Na sombra, a inveja medrava.

Os conflitos principiaram.

O jornal Os Sports, por causa de um jogo de brincadeira entre dois grupos de atletas do Belenenses, como que fez uma soturna previsão do futuro que agora fere os adeptos azuis como um punhal enterrado entre a terceira e a quarta costela: «Divisões n’«Os Belenenses». Há fações que não se entendem. O clube está à beira da rutura. Em breve haverá dissidências para formar nova agremiação». Ah! Estariam «Os Belenenses» destinados a viver no plural? Artur José Pereira foi aos arames.

A comemoração do segundo aniversário do Belém foi festiva até não mais. Um calor extremo de popularidade tomou conta do bairro e do público que assistiu a um desafio amigável contra o Casa Pia que assinalou a data. Mas, se a unidade interna era uma realidade insofismável, era igualmente verdade que as questões institucionais chegaram ao ponto de quebrar a corda.
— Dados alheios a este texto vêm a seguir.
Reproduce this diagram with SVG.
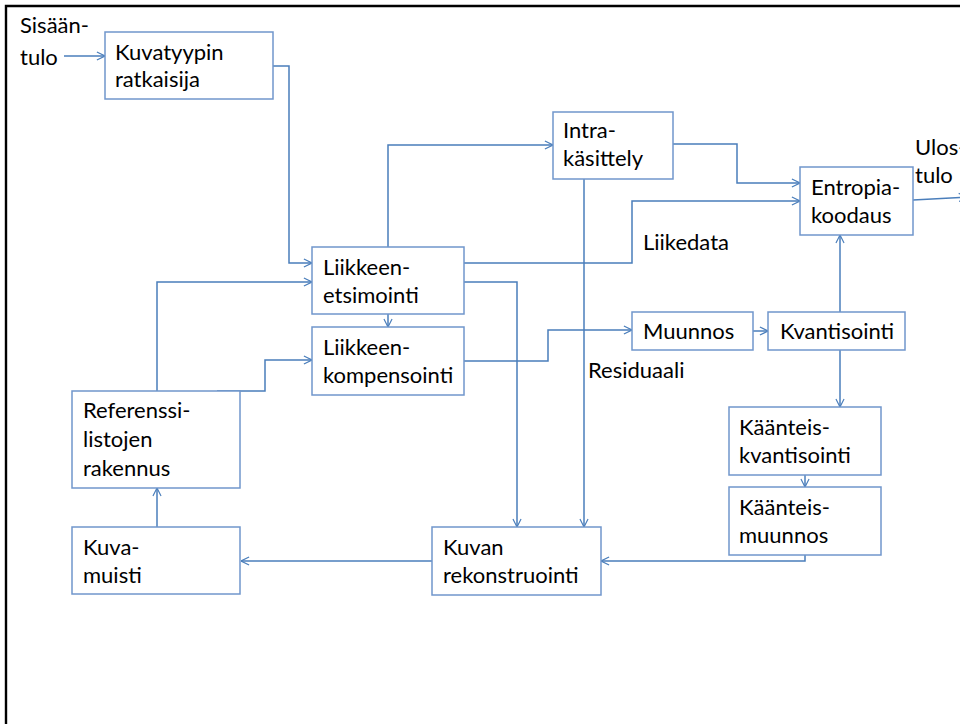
<svg xmlns="http://www.w3.org/2000/svg" width="960" height="724" viewBox="0 0 960 724">
  <style>
    .box { fill: #ffffff; stroke: #7096cc; stroke-width: 1.5; }
    .lbl { font-family: Lato, "Open Sans", "Liberation Sans", sans-serif; font-size: 22px; fill: #000000; }
    .wire { fill: none; stroke: #4a7ebb; stroke-width: 1.5; }
  </style>
  <defs>
    <marker id="arr" viewBox="0 0 10 10" refX="9.5" refY="5" markerWidth="9" markerHeight="10" markerUnits="userSpaceOnUse" orient="auto">
      <path d="M0.5,0.5 L9.5,5 L0.5,9.5" fill="none" stroke="#4a7ebb" stroke-width="1.3"/>
    </marker>
  </defs>

  <rect width="960" height="724" fill="#ffffff"/>
  <!-- page frame -->
  <path d="M6,724 V6 H960" fill="none" stroke="#000000" stroke-width="2.4"/>

  <!-- free labels -->
  <text class="lbl" x="20" y="33">Sisään-</text>
  <text class="lbl" x="20" y="65">tulo</text>
  <text class="lbl" x="915" y="155">Ulos-</text>
  <text class="lbl" x="915" y="183">tulo</text>
  <text class="lbl" x="643" y="250">Liikedata</text>
  <text class="lbl" x="588" y="378">Residuaali</text>

  <g id="connectors">
    <path class="wire" d="M64,56 H105" marker-end="url(#arr)"/>
    <path class="wire" d="M273,66 H289 V263 H312" marker-end="url(#arr)"/>
    <path class="wire" d="M157,391 V282 H312" marker-end="url(#arr)"/>
    <path class="wire" d="M217,391 H265 V360 H312" marker-end="url(#arr)"/>
    <path class="wire" d="M388,314 V327" marker-end="url(#arr)"/>
    <path class="wire" d="M388,247 V145 H553" marker-end="url(#arr)"/>
    <path class="wire" d="M673,144 H737 V183 H800" marker-end="url(#arr)"/>
    <path class="wire" d="M464,263 H632 V201 H800" marker-end="url(#arr)"/>
    <path class="wire" d="M913,200 L967,197" marker-end="url(#arr)"/>
    <path class="wire" d="M464,282 H517 V527" marker-end="url(#arr)"/>
    <path class="wire" d="M584,179 V527" marker-end="url(#arr)"/>
    <path class="wire" d="M464,361 H548 V330 H632" marker-end="url(#arr)"/>
    <path class="wire" d="M753,331 H768" marker-end="url(#arr)"/>
    <path class="wire" d="M840,312 V235" marker-end="url(#arr)"/>
    <path class="wire" d="M840,350 V407" marker-end="url(#arr)"/>
    <path class="wire" d="M805,475 V487" marker-end="url(#arr)"/>
    <path class="wire" d="M805,555 V561 H601" marker-end="url(#arr)"/>
    <path class="wire" d="M432,561 H241" marker-end="url(#arr)"/>
    <path class="wire" d="M157,527 V488" marker-end="url(#arr)"/>
  </g>

  <g id="kuvatyypin-ratkaisija">
    <rect class="box" x="105" y="32" width="168" height="67"/>
    <text class="lbl" x="115" y="60">Kuvatyypin</text>
    <text class="lbl" x="115" y="87">ratkaisija</text>
  </g>
  <g id="intra-kasittely">
    <rect class="box" x="553" y="112" width="120" height="67"/>
    <text class="lbl" x="563" y="138">Intra-</text>
    <text class="lbl" x="563" y="166">käsittely</text>
  </g>
  <g id="entropiakoodaus">
    <rect class="box" x="800" y="167" width="113" height="68"/>
    <text class="lbl" x="811" y="195">Entropia-</text>
    <text class="lbl" x="811" y="223">koodaus</text>
  </g>
  <g id="liikkeen-etsimointi">
    <rect class="box" x="312" y="247" width="152" height="67"/>
    <text class="lbl" x="323" y="275">Liikkeen-</text>
    <text class="lbl" x="323" y="303">etsimointi</text>
  </g>
  <g id="liikkeen-kompensointi">
    <rect class="box" x="312" y="327" width="152" height="68"/>
    <text class="lbl" x="323" y="355">Liikkeen-</text>
    <text class="lbl" x="323" y="383">kompensointi</text>
  </g>
  <g id="muunnos">
    <rect class="box" x="632" y="312" width="121" height="38"/>
    <text class="lbl" x="643" y="339">Muunnos</text>
  </g>
  <g id="kvantisointi">
    <rect class="box" x="768" y="312" width="137" height="38"/>
    <text class="lbl" x="780" y="339">Kvantisointi</text>
  </g>
  <g id="kaanteiskvantisointi">
    <rect class="box" x="729" y="407" width="152" height="68"/>
    <text class="lbl" x="739" y="435">Käänteis-</text>
    <text class="lbl" x="739" y="463">kvantisointi</text>
  </g>
  <g id="kaanteismuunnos">
    <rect class="box" x="729" y="487" width="152" height="68"/>
    <text class="lbl" x="739" y="515">Käänteis-</text>
    <text class="lbl" x="739" y="543">muunnos</text>
  </g>
  <g id="referenssilistojen-rakennus">
    <rect class="box" x="72" y="391" width="168" height="97"/>
    <text class="lbl" x="83" y="418">Referenssi-</text>
    <text class="lbl" x="83" y="447">listojen</text>
    <text class="lbl" x="83" y="476">rakennus</text>
  </g>
  <g id="kuvamuisti">
    <rect class="box" x="72" y="527" width="168" height="67"/>
    <text class="lbl" x="83" y="555">Kuva-</text>
    <text class="lbl" x="83" y="583">muisti</text>
  </g>
  <g id="kuvan-rekonstruointi">
    <rect class="box" x="432" y="527" width="169" height="68"/>
    <text class="lbl" x="443" y="555">Kuvan</text>
    <text class="lbl" x="443" y="583">rekonstruointi</text>
  </g>
</svg>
A União Portuguesa de Futebol, que depois se transformaria em_Federação Portuguesa de Futebol, preparava o jogo de estreia da seleção nacional, frente à Espanha. Estava agendado para dezembro de 1921. A convocatória feita por um comité de selecionadores incluiu três belenenses: Artur José Pereira, naturalmente, Francisco Pereira e Alberto Rio.

Sem se perceber ao certo quem ateara a fogueira da desavença, a imprensa trouxe a público o desagrado de vários setores do futebol nacional em relação à presença de jogadores de «Os Belenenses» na primeira representação nacional. Porquê? Determinada elite considerava indigna a convocatória de gente de classe baixa e de pouca ou nenhuma instrução. Artur rebelou-se: «Não vamos!» Nenhum dos três defrontou os espanhóis. Artur José Pereira, que fora o melhor jogador de todos os tempos, nunca vestiu a camisola de_Portugal. Pagou o preço de nascer pobre e de querer ser grande. Mas o seu sonho foi para além de cem noites de verão.